Output the lines from the top of the entries below to the line with "plt.rcParams['axes.unicode_minus'] = False", both included, exactly and without pictures.

++++++++++

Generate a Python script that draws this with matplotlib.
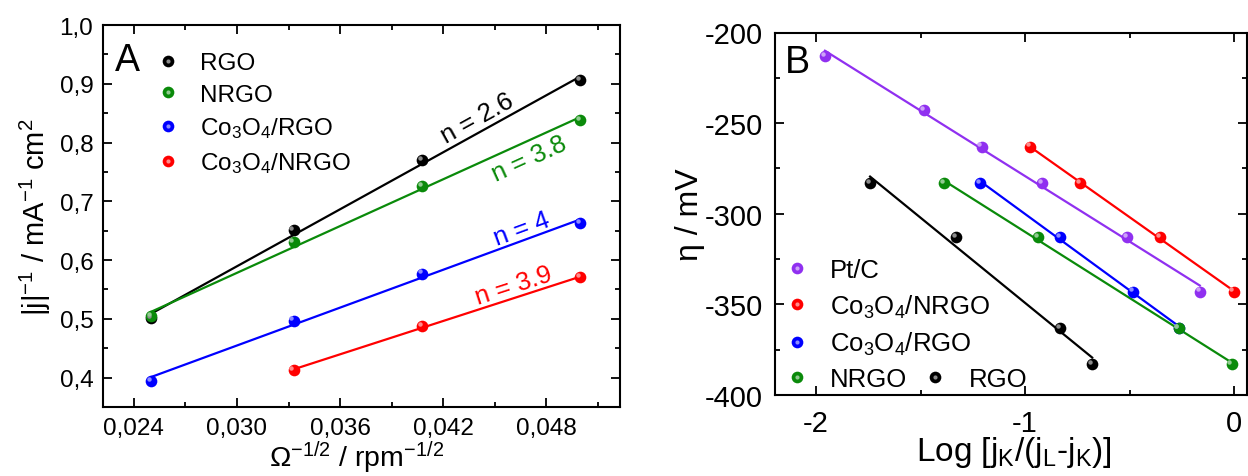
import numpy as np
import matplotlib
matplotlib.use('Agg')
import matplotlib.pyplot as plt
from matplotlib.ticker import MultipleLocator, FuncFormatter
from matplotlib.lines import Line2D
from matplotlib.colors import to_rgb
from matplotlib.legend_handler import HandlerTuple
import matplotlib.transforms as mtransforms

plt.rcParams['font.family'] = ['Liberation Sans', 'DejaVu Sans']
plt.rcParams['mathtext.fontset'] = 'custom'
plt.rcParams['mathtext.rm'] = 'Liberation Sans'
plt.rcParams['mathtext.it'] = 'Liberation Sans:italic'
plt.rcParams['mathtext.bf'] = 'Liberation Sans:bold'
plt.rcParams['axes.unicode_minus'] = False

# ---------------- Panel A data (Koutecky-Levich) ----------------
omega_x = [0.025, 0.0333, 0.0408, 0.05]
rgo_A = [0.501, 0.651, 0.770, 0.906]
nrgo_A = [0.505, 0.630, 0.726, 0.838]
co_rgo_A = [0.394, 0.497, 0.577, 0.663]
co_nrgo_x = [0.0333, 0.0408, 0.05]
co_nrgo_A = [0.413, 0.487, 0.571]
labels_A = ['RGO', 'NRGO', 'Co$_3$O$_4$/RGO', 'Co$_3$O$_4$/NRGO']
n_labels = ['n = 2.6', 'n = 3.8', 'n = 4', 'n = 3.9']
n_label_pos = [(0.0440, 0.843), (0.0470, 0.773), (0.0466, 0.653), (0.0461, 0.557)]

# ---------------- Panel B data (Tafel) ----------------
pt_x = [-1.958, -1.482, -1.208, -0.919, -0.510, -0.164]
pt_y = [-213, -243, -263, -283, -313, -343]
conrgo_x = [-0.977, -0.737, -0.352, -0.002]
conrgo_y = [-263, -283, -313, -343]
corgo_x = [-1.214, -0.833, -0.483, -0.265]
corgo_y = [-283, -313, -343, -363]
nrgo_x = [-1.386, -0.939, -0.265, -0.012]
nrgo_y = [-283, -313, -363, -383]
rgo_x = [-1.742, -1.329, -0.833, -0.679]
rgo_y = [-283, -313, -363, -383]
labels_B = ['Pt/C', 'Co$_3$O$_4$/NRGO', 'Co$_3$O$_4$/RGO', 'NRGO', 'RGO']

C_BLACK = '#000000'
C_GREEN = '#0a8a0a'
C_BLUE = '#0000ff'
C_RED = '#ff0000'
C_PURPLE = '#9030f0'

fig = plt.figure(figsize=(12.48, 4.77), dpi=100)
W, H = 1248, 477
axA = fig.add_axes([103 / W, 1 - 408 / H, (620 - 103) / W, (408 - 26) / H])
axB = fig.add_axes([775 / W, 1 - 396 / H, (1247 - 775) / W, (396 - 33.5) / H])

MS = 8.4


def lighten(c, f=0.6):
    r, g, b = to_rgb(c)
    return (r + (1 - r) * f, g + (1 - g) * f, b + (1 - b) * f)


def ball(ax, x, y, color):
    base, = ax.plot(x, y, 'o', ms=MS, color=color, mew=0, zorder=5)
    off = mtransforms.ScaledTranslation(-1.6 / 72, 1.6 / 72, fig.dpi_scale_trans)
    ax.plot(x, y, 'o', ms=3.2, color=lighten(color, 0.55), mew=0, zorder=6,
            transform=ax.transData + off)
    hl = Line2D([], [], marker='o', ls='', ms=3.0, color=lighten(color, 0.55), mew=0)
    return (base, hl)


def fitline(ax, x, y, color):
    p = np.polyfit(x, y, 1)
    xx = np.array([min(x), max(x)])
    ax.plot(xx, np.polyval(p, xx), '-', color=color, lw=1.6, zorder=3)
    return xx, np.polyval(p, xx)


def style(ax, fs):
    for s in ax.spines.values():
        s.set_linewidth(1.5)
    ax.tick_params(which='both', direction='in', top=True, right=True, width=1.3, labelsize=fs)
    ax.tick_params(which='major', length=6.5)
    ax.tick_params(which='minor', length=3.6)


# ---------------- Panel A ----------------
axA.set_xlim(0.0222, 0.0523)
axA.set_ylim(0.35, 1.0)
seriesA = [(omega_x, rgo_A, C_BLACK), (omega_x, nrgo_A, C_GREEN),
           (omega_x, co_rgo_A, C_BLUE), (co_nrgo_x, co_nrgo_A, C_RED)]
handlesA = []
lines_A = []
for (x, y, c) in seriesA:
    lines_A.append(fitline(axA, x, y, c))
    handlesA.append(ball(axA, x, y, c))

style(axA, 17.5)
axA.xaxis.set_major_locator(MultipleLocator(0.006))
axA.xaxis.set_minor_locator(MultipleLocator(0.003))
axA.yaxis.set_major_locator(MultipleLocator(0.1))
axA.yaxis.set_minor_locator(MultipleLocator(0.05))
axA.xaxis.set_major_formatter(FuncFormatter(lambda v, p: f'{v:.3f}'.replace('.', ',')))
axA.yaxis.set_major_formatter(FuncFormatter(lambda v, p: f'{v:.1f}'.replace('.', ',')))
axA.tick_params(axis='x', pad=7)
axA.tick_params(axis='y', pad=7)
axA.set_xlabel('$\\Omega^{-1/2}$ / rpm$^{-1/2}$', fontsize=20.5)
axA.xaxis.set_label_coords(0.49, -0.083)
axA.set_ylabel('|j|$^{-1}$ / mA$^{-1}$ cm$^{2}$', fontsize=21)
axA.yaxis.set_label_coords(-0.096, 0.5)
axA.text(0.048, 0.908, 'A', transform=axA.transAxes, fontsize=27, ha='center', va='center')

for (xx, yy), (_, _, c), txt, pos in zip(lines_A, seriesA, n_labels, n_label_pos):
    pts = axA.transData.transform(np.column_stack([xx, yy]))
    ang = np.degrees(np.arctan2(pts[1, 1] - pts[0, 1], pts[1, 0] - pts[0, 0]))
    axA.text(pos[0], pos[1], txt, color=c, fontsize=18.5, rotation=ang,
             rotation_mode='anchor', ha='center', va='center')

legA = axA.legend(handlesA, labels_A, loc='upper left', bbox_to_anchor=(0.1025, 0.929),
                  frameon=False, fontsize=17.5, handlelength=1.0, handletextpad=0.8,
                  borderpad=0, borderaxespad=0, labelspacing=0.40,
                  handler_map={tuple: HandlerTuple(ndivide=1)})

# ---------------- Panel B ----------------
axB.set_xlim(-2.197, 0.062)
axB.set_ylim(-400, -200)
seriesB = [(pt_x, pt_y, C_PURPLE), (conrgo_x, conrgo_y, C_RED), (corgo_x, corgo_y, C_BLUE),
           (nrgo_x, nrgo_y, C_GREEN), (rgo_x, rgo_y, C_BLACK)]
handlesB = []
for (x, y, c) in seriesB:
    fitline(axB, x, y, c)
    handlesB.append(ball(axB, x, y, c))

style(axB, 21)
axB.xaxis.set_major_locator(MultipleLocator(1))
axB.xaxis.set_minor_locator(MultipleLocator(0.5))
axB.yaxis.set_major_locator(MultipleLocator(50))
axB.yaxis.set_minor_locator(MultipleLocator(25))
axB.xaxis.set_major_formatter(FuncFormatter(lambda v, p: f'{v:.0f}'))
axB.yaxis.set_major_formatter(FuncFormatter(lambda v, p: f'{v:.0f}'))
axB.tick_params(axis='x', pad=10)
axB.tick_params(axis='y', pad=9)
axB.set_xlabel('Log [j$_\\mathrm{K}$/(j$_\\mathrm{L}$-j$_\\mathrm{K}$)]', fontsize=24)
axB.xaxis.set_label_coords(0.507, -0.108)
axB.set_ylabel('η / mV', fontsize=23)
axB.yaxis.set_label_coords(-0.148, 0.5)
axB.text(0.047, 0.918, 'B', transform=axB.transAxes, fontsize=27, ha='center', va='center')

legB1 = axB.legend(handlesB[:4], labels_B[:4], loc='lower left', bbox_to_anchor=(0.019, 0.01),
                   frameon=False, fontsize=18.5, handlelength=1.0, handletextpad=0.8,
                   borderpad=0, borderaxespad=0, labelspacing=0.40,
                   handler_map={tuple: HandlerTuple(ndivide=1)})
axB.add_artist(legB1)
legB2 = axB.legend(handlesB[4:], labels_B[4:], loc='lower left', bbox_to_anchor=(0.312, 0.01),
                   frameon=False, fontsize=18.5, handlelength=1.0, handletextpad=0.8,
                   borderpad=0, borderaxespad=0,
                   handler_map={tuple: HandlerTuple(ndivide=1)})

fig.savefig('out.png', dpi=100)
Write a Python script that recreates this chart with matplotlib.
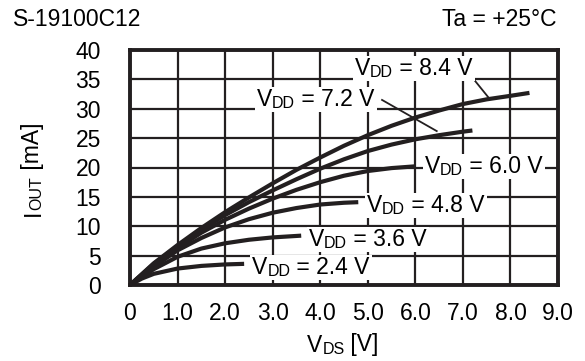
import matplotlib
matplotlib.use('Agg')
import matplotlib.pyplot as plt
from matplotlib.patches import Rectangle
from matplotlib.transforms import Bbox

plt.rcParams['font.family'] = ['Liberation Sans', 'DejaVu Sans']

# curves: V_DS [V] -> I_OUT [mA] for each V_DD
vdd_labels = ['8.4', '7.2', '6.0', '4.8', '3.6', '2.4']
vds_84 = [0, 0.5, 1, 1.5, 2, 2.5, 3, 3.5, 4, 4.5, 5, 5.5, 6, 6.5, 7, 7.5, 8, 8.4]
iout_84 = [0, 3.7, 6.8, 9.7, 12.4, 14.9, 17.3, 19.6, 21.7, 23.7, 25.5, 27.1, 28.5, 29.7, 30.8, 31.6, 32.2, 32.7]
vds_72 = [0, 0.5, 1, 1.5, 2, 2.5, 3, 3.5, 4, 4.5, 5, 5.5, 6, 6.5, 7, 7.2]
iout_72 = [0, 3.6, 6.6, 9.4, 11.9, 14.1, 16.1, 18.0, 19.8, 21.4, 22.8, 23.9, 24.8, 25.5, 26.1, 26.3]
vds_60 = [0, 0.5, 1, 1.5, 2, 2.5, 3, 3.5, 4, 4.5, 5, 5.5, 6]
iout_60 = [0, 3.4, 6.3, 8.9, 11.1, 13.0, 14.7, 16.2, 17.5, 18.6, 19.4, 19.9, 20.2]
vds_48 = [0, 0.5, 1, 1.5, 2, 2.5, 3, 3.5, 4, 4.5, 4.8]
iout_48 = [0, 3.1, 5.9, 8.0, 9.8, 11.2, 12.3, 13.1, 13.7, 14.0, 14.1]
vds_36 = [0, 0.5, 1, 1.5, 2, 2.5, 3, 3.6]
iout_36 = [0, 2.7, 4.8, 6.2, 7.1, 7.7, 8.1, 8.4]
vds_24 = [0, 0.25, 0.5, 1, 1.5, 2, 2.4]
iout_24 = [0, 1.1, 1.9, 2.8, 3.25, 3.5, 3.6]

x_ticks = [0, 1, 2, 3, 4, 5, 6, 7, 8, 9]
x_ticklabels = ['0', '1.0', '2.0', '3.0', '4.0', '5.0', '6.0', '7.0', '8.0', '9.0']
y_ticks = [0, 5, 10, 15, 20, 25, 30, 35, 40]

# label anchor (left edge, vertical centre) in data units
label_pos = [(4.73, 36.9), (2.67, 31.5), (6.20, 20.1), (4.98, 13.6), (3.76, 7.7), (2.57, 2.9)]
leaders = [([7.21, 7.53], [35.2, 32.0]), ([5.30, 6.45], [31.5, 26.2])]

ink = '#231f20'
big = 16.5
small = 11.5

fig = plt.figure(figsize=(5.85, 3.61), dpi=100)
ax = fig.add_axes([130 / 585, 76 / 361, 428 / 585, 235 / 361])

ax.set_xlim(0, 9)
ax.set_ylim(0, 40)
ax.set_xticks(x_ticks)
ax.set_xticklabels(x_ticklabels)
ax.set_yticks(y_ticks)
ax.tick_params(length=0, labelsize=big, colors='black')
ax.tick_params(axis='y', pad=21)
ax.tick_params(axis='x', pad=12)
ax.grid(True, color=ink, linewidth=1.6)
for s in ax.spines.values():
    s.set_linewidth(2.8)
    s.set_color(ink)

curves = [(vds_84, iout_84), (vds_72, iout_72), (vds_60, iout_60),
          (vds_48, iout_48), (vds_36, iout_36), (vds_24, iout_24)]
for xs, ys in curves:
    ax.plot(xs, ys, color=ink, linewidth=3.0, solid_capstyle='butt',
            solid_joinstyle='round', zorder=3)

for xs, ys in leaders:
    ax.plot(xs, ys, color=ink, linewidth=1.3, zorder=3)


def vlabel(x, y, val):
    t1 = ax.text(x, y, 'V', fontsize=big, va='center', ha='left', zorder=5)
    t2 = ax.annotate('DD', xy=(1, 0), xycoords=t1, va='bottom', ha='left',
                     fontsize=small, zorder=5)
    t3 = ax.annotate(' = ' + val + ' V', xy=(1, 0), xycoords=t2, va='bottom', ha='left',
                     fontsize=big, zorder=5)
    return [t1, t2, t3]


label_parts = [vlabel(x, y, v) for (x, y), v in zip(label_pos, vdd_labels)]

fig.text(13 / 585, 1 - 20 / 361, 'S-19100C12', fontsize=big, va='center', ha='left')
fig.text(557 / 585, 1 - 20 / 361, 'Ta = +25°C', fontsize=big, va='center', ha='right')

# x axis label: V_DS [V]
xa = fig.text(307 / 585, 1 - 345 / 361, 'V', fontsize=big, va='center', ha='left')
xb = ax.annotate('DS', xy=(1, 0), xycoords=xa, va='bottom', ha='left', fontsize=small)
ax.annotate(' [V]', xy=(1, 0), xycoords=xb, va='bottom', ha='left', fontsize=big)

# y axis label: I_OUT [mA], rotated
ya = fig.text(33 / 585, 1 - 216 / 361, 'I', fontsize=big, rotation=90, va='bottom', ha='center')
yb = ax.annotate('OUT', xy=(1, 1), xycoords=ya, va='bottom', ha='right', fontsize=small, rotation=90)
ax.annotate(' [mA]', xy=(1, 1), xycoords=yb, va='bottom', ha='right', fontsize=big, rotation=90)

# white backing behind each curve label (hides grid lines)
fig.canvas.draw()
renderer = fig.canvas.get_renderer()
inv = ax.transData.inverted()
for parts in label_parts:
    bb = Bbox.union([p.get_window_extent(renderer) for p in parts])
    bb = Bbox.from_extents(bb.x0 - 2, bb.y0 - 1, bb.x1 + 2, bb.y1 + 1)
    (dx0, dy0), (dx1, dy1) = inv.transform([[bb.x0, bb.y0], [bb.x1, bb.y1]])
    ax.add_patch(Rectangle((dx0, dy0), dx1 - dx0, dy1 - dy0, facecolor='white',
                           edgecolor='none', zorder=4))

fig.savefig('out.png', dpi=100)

++++++++++

**CORRECT RESULT**
Generate a Python script that draws this with matplotlib.
import numpy as np
import matplotlib
matplotlib.use('Agg')
import matplotlib.pyplot as plt
from matplotlib.ticker import MultipleLocator, FuncFormatter
from matplotlib.lines import Line2D
from matplotlib.colors import to_rgb
from matplotlib.legend_handler import HandlerTuple
import matplotlib.transforms as mtransforms

plt.rcParams['font.family'] = ['Liberation Sans', 'DejaVu Sans']
plt.rcParams['mathtext.fontset'] = 'custom'
plt.rcParams['mathtext.rm'] = 'Liberation Sans'
plt.rcParams['mathtext.it'] = 'Liberation Sans:italic'
plt.rcParams['mathtext.bf'] = 'Liberation Sans:bold'
plt.rcParams['axes.unicode_minus'] = False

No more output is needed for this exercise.